See this manifest's name in the Deployment manifest
for the etcd pod, described below in Pachyderm pods manifests.
StorageClass If you used the --dynamic-etcd-nodes flag to deploy Pachyderm,
this manifest specifies the kind of storage and provisioner that
is appropriate for what you have specified in the --persistent-disk flag.
Note: You will not see this manifest if you specified azure as the argument
to --persistent-disk, since Azure has their own provisioner.
Service In a typical Pachyderm deployment, you see three Service manifests.
A Service is a Kubernetes abstraction that exposes Pods to the network.
If you use StatefulSets to deploy Pachyderm, that is, you used the
--dynamic-etcd-nodes flag, Pachyderm deploys one Service for etcd-headless,
one for pachd, and one for dash.
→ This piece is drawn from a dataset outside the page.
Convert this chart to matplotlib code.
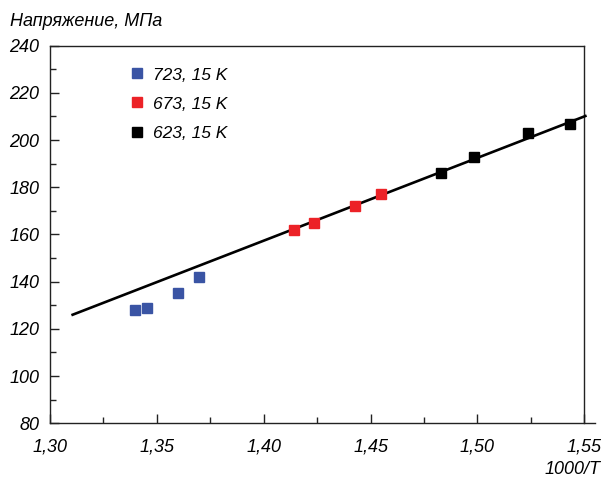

A static deployment has Services
for etcd, pachd, and dash. If you use the --no-dashboard flag,
Pachyderm does not create a Service and Deployment for the dashboard.
Similarly, if --dashboard-only is specified, Pachyderm generates
the manifests for the Pachyderm enterprise UI only. The most common items
that you can edit in Service manifests are the NodePort values for
various services, and the containerPort values for Deployment manifests.
To make your containerPort values work properly, you will need to
add environment variables to a Deployment or StatefulSet object.
You can see how what environment variables to add in the OpenShift example.

Pachyderm pods manifests

Manifest Description
Deployment Declares the desired state of application pods to Kubernetes. If you
configure a static deployment, Pachyderm deploys Deployment manifests for
etcd, pachd, and dash. If you specify --dynamic-etcd-nodes,
Pachyderm deploys the pachd and dash as Deployment and etcd as a
StatefulSet. If you run the deploy command with the --no-dashboard
flag, Pachyderm omits the deployment of the dash Service and Deployment.
StatefulSet For a --dynamic-etcd-nodes deployment, Pachyderm replaces the etcd Deployment
manifest with a StatefulSet.

Pachyderm Kubernetes secrets manifests

Manifest Description
Secret Pachyderm uses the Kubernetes Secret manifest to store the credentials that
are necessary to access object storage. The final manifest uses the
command-line arguments that you submit to the pachctl deploy
command to store such parameters as region, secret, token, and endpoint, that are
used to access an object store. The exact values in the secret
depend on the kind of object store you configure for your deployment. You
can update the values after the deployment either by using kubectl
to deploy a new Secret or the pachctl deploy storage command.